For most players of the game, the problem will be less to do with morality than practical annoyance. "Griefing" is where players intentionally irritate other players with, say, deliberate friendly fire or harassment over in-game text or voice channels. It's this aspect of the GTA Online mod that burns the most. All you want to do is log on, buy a couple of combat pistols and shoot up a corner shop, but you're robbed of that simple pleasure by people who'd rather see you bent over while their avatar rubs its crotch against yours.

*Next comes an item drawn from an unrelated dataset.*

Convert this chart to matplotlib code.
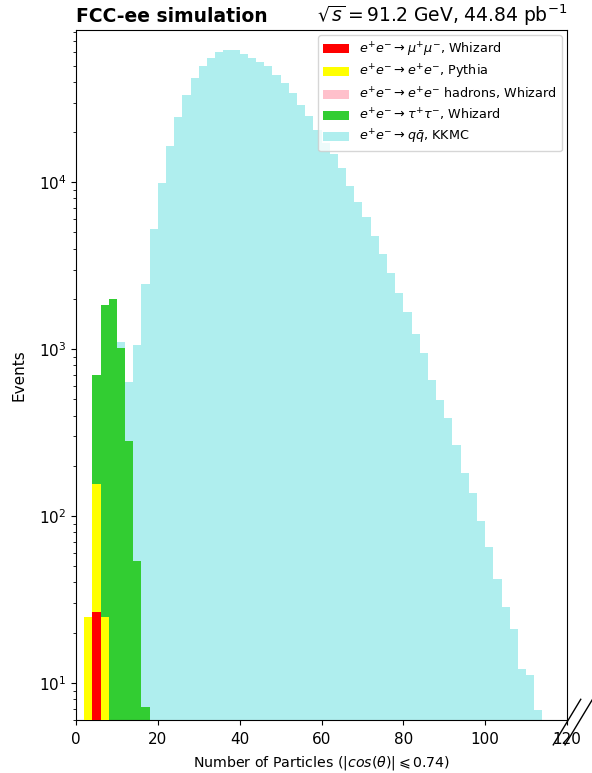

This griefing thing is nothing new—it's been around for ages, be it sexually explicit or otherwise. "A Rape in Cyberspace" was written over 20 years ago. A 2013 Edge article investigating the winners and, more often, losers of this phenomenon reads: “Griefing: It comes in many forms, but any online game with a population of more than five will see its share. Sometimes it’s purely for fun, sometimes it’s to make a point, and sometimes it’s even to make a profit.”
"Leeroy Jenkins" is perhaps the best known example of "griefing"
In GTA Online’s case, modders are turning to "rape" just to annoy. There’s no deep agenda here. Some people simply find this kind of thing funny. And while it's a bit weird that they do find it funny, GTA doesn't dictate its players senses of humor. These are “opportunists,” as Edge calls them, who “kill, steal, smash people’s stuff… Think cockroach, with the emphasis on the first syllable.”
Plenty of massively popular titles have witnessed griefing—but still the players come, and the money rolls in, which is why Rockstar is likely to take a pretty reserved stance on the "rape" mods. Valve’s Team Fortress 2 and Bohemia Interactive’s DayZ have been playgrounds for code-crunching piss-takers, but the latter’s status as a full game born from a mod in the first place—adapted, as it was, from the relatively dry military sim ARMA II—goes to show that, in the right hands, this practice of getting beneath the skin of a game to exploit its hidden mechanics can produce brilliant new ways to have fun online.
It’s not all about making Lara Croft naked—something that smart alecks have (kinda) done for the series’ 2013 reboot. Done right, modding can produce fantastic, standalone experiences that show say, the mocking up of Mario as a member of the KKK for what it is—a waste of everyone’s time. Better to focus on compelling vapourware like Black Mesa, a mod remake of Half-Life that, in some ways, even improved on its source material; or the maniacal Just Cause 2 multiplayer mod, which cocks a snoot at GTA Online’s paltry 16-simultaneous players by allowing over 1,000 people to tear it up at the same time. Sure, it’s got its share of griefing going on, but it’s ludicrously joyous. And who can’t laugh at Thomas the Tank Engine showing up in Skyrim, both dead-eyed and deadly?
For the people who are actually playing the game, the main problem with the GTA Online rapists isn’t that they’re "raping" other players at all. The problem is that one person's hobby is ruining other people's hobbies. But they’ll probably get bored before long, so the best thing to do is just look away. Turn off, go outside for a walk, maybe even have an ice cream, and restart.
Games are great, but sometimes gamers are pricks. It’s always been that way and that’s how it’ll always be. And where GTA is concerned, the slightest whiff of strife is enough to get keyboards chattering (hi!). Modders practically turned Mass Effect into porn, and Metro never showed up to the provocation party over that, waving its red rag to a gaggle of comment-posting know-nothings eager to point out that all video games are like this, and that people who play them are immediately transformed into rapist scum.